L'annonce a provoqué une onde de choc dans le monde de la finance et de l'assurance. En votant l'élargissement de l'impôt sur la fortune immobilière (IFI) aux fonds en euros de l'assurance-vie, les députés ont déclenché la colère des assureurs et de plusieurs responsables politiques. Présentée comme une mesure de justice fiscale, cette réforme est perçue par ses détracteurs comme une atteinte à l'épargne des Français et un frein au financement de l'économie réelle.

Un amendement qui relance le débat sur la fiscalité du patrimoine

Vendredi 31 octobre, l'Assemblée nationale a adopté un amendement transformant l'Impôt sur la fortune immobilière (IFI) en "impôt sur la fortune improductive". Proposé par le MoDem et soutenu par une alliance inédite (RN, PS, Modem, Liot), ce texte élargit la base de l'impôt aux objets précieux, cryptomonnaies, voitures de collection, œuvres d'art, yachts et, surtout, aux fonds en euros de l'assurance-vie.

Le principe est simple : taxer les capitaux jugés "improductifs", c'est-à-dire ceux qui ne financeraient pas directement l'économie réelle. Le taux envisagé est unique, à 1 %, et s'appliquerait aux patrimoines supérieurs à 1,3 million d'euros, avec une exonération partielle de la résidence principale jusqu'à 1 million d'euros.

Mais cette notion d'"improductif" suscite une levée de boucliers. Pour les assureurs, les fonds en euros n'ont rien d'inactif : ils représentent une part essentielle du financement de l'économie française, en soutenant à la fois les obligations d'entreprises et la dette de l'État.

Les assureurs dénoncent un "non-sens économique"

Le monde de l'assurance rejette en bloc cet amendement. "Les fonds euros financent l'économie productive et il est donc très étonnant de les retrouver dans un amendement sur la fortune improductive", s'insurge Paul Esmein, directeur général de France Assureurs.

Les chiffres donnent raison au secteur : 80 % des fonds en euros sont investis dans des obligations d'entreprises et d'État.

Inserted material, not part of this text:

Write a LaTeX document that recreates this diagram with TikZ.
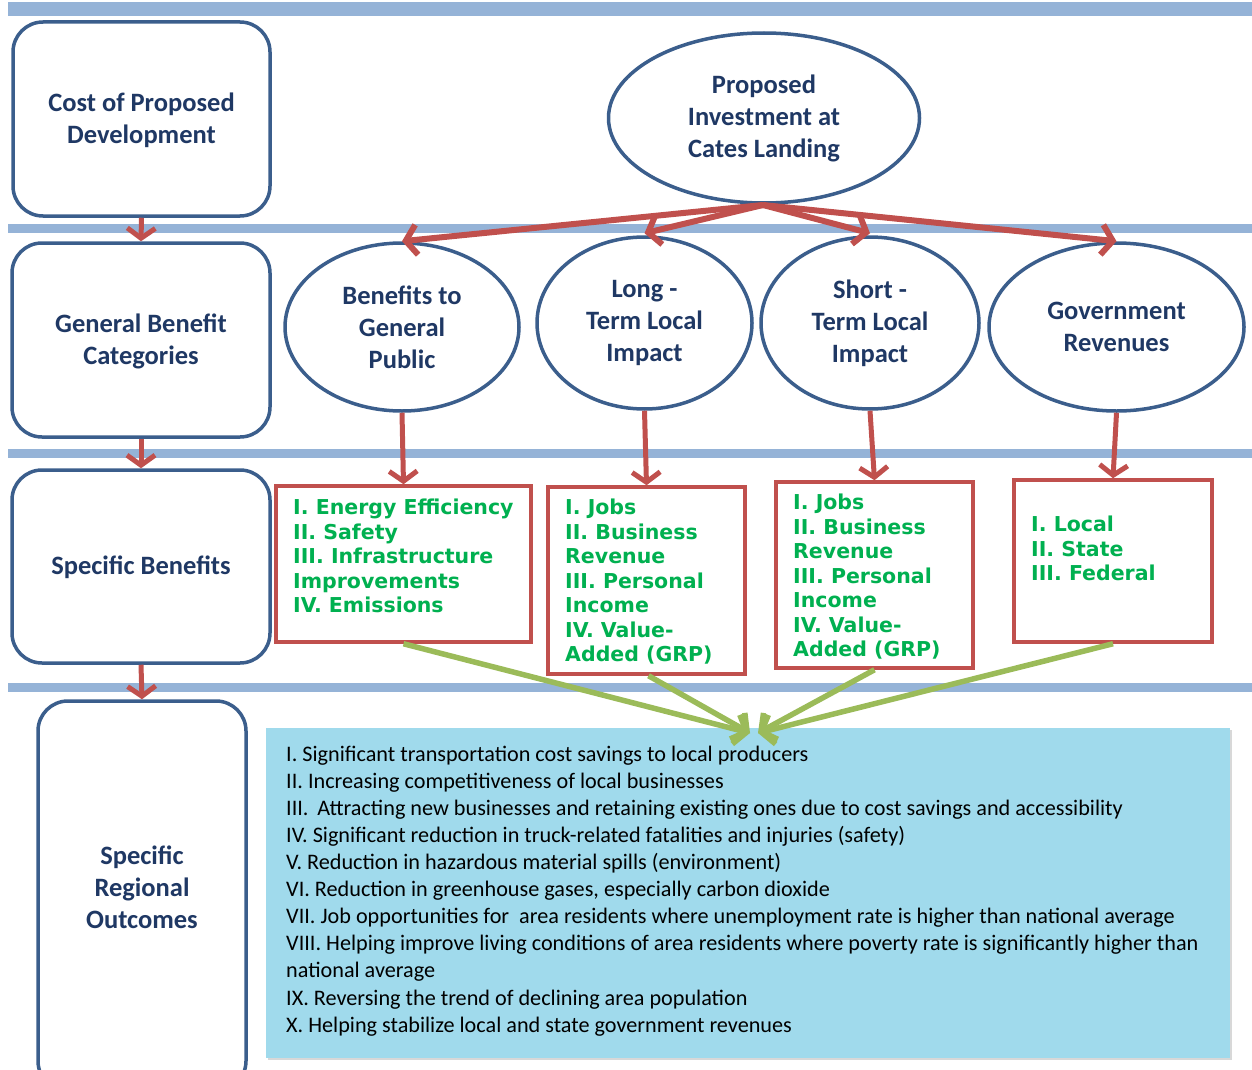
\documentclass[tikz,border=0pt]{standalone}
\usepackage{fontspec}
\setmainfont{Carlito}
\newfontfamily\verd{DejaVu Sans}
\usetikzlibrary{arrows.meta,shapes.geometric,shadows}
\definecolor{barblue}{RGB}{149,179,215}
\definecolor{navy}{RGB}{59,94,140}
\definecolor{txtblue}{RGB}{31,56,100}
\definecolor{redc}{RGB}{192,80,77}
\definecolor{greent}{RGB}{0,176,80}
\definecolor{olive}{RGB}{155,187,89}
\definecolor{cyanbox}{RGB}{160,218,236}
\tikzset{
  bar/.style={fill=barblue,draw=none},
  leftbox/.style={draw=navy,line width=3.5pt,rounded corners=30pt,fill=white},
  lefttxt/.style={font=\bfseries\fontsize{26.5}{32}\selectfont,text=txtblue,align=center},
  ell/.style={ellipse,draw=navy,line width=3.5pt,fill=white,inner sep=0pt,
     font=\bfseries\fontsize{26.5}{32}\selectfont,text=txtblue,align=center},
  redbox/.style={draw=redc,line width=3.5pt,fill=white},
  greentxt/.style={font=\verd\bfseries\fontsize{20.5}{24.5}\selectfont,text=greent,align=left,inner sep=0pt,anchor=north west},
  redarr/.style={draw=redc,line width=6pt,-{Straight Barb[length=11pt,width=30pt,line width=6pt]}},
  downarr/.style={draw=redc,line width=5pt,-{Straight Barb[length=10pt,width=28pt,line width=5pt]}},
  grarr/.style={draw=olive,line width=5.5pt,-{Straight Barb[length=11pt,width=30pt,line width=5.5pt]}},
}
\begin{document}
\begin{tikzpicture}[x=1pt,y=-1pt]
\useasboundingbox (0,0) rectangle (1252,1070);
% horizontal bars
\fill[bar] (8,2) rectangle (1252,16);
\fill[bar] (8,224) rectangle (1252,233);
\fill[bar] (8,449) rectangle (1252,458);
\fill[bar] (8,683) rectangle (1252,692);

% left boxes
\node[leftbox,minimum width=257pt,minimum height=194pt] (c1) at (141.5,119) {};
\node[leftbox,minimum width=258pt,minimum height=194pt] (c2) at (141,340) {};
\node[leftbox,minimum width=258pt,minimum height=193pt] (c3) at (141,566.5) {};
\node[leftbox,minimum width=208pt,minimum height=390pt] (c4) at (142,896) {};
\node[lefttxt] (c1t) at (141.5,120) {Cost of Proposed\\Development};
\node[lefttxt] (c2t) at (141,341) {General Benefit\\Categories};
\node[lefttxt] (c3t) at (141,567) {Specific Benefits};
\node[lefttxt] (c4t) at (142,887) {Specific\\Regional\\Outcomes};

\draw[downarr] (c1.south) -- (c2.north);
\draw[downarr] (c2.south) -- (c3.north);
\draw[downarr] (c3.south) -- (c4.north);

% ellipses
\node[ell,minimum width=311pt,minimum height=170pt] (top) at (764,118) {Proposed\\Investment at\\Cates Landing};
\node[ell,minimum width=234pt,minimum height=168pt] (e1) at (402,327) {Benefits to\\General\\Public};
\node[ell,minimum width=215pt,minimum height=172pt] (e2) at (644.5,323) {Long -\\Term Local\\Impact};
\node[ell,minimum width=218pt,minimum height=172pt] (e3) at (870,323) {Short -\\Term Local\\Impact};
\node[ell,minimum width=255pt,minimum height=168pt] (e4) at (1116.5,327) {Government\\Revenues};

\coordinate (src) at (763,205);
\draw[redarr] (src) -- (e1.north);
\draw[redarr] (src) -- ([yshift=2pt]e2.north);
\draw[redarr] (src) -- ([yshift=2pt]e3.north);
\draw[redarr] (src) -- (e4.north);

% red boxes
\node[redbox,minimum width=255pt,minimum height=156pt] (b1) at (403.5,564) {};
\node[redbox,minimum width=197pt,minimum height=187pt] (b2) at (646.5,580.5) {};
\node[redbox,minimum width=197pt,minimum height=186pt] (b3) at (874.5,575) {};
\node[redbox,minimum width=198pt,minimum height=162pt] (b4) at (1113,561) {};

\node[greentxt] (t1) at (293,499) {I. Energy Efficiency\\II. Safety\\III. Infrastructure\\Improvements\\IV. Emissions};
\node[greentxt] (t2) at (565,499) {I. Jobs\\II. Business\\Revenue\\III. Personal\\Income\\IV. Value-\\Added (GRP)};
\node[greentxt] (t3) at (793,494) {I. Jobs\\II. Business\\Revenue\\III. Personal\\Income\\IV. Value-\\Added (GRP)};
\node[greentxt] (t4) at (1031,516) {I. Local\\II. State\\III. Federal};

\draw[downarr] (e1.south) -- (b1.north);
\draw[downarr] (e2.south) -- (b2.north);
\draw[downarr] (e3.south) -- (b3.north);
\draw[downarr] (e4.south) -- (b4.north);

% outcomes box
\node[draw=none,fill=cyanbox,minimum width=964pt,minimum height=330pt,
      drop shadow={shadow xshift=2pt,shadow yshift=-2pt,fill=gray!60}] (ob) at (748,893) {};
\node[anchor=north west,inner sep=0pt,align=left,font=\fontsize{22.2}{27.1}\selectfont] (ot) at (286,745.5) {%
I. Significant transportation cost savings to local producers\\
II. Increasing competitiveness of local businesses\\
III. \,Attracting new businesses and retaining existing ones due to cost savings and accessibility\\
IV. Significant reduction in truck-related fatalities and injuries (safety)\\
V. Reduction in hazardous material spills (environment)\\
VI. Reduction in greenhouse gases, especially carbon dioxide\\
VII. Job opportunities for \ area residents where unemployment rate is higher than national average\\
VIII. Helping improve living conditions of area residents where poverty rate is significantly higher than\\
national average\\
IX. Reversing the trend of declining area population\\
X. Helping stabilize local and state government revenues};

\coordinate (gl) at (750,733);
\coordinate (gr) at (758,733);
\draw[grarr] (b1.south) -- (gl);
\draw[grarr] ([xshift=2pt]b2.south) -- (gl);
\draw[grarr] (b3.south) -- (gr);
\draw[grarr] (b4.south) -- (gr);
\end{tikzpicture}
\end{document}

À la mi-2025, 63 % des encours de l'assurance-vie étaient constitués de titres d'entreprises, contre 24 % d'obligations souveraines. Ces placements assurent la stabilité du marché et garantissent un financement continu de l'économie réelle.

Pour Gérard Bekerman, président de l'Afer, "L'impôt sur le patrimoine improductif est un non-sens économique. La formule marketing cache une imposture intellectuelle et économique : considérer que la fortune, parce qu'elle n'est pas risquée, serait inutile à la collectivité. Rien n'est plus faux. Ce qui est “improductif”, c'est cet amendement."

Il rappelle que les fonds en euros jouent "un rôle stabilisateur de l'épargne longue, celle qui amortit les crises, finance l'État, nos entreprises et protège les épargnants contre les aléas de la vie". Une position largement partagée par le secteur, qui redoute une perte de confiance des épargnants.

Une réforme encore incertaine mais déjà très contestée

Sur le plan politique, la mesure divise jusque dans les rangs de la majorité. Philippe Juvin, député LR et rapporteur général du budget, dénonce une "folie" :

"Avant, il y avait l'ISF, devenu IFI, et là, ils en ont refait un impôt sur la fortune, en y incluant les contrats d'assurance vie, ce qui est une folie", a-t-il déclaré sur LCI. L'élu critique le flou juridique du texte : "Les contrats d'assurance vie en compte euros et les produits financiers associés... c'est comme ça que c'est écrit, ce qui ne veut rien dire. Ce n'est pas suffisamment clair."

Selon lui, cette réforme enverrait un signal inquiétant aux épargnants. En s'attaquant à l'assurance vie, le gouvernement fragiliserait un pilier de l'épargne française, un placement à la fois populaire et essentiel au financement de la dette nationale. Une telle mesure, juge-t-il, risquerait de déstabiliser la confiance des ménages dans un produit qui soutient directement l'économie du pays.

Le texte doit encore franchir plusieurs étapes dans la navette parlementaire entre l'Assemblée nationale et le Sénat. Sa mise en œuvre reste donc incertaine, tout comme son rendement budgétaire, estimé à 2 milliards d'euros selon le député socialiste Philippe Brun.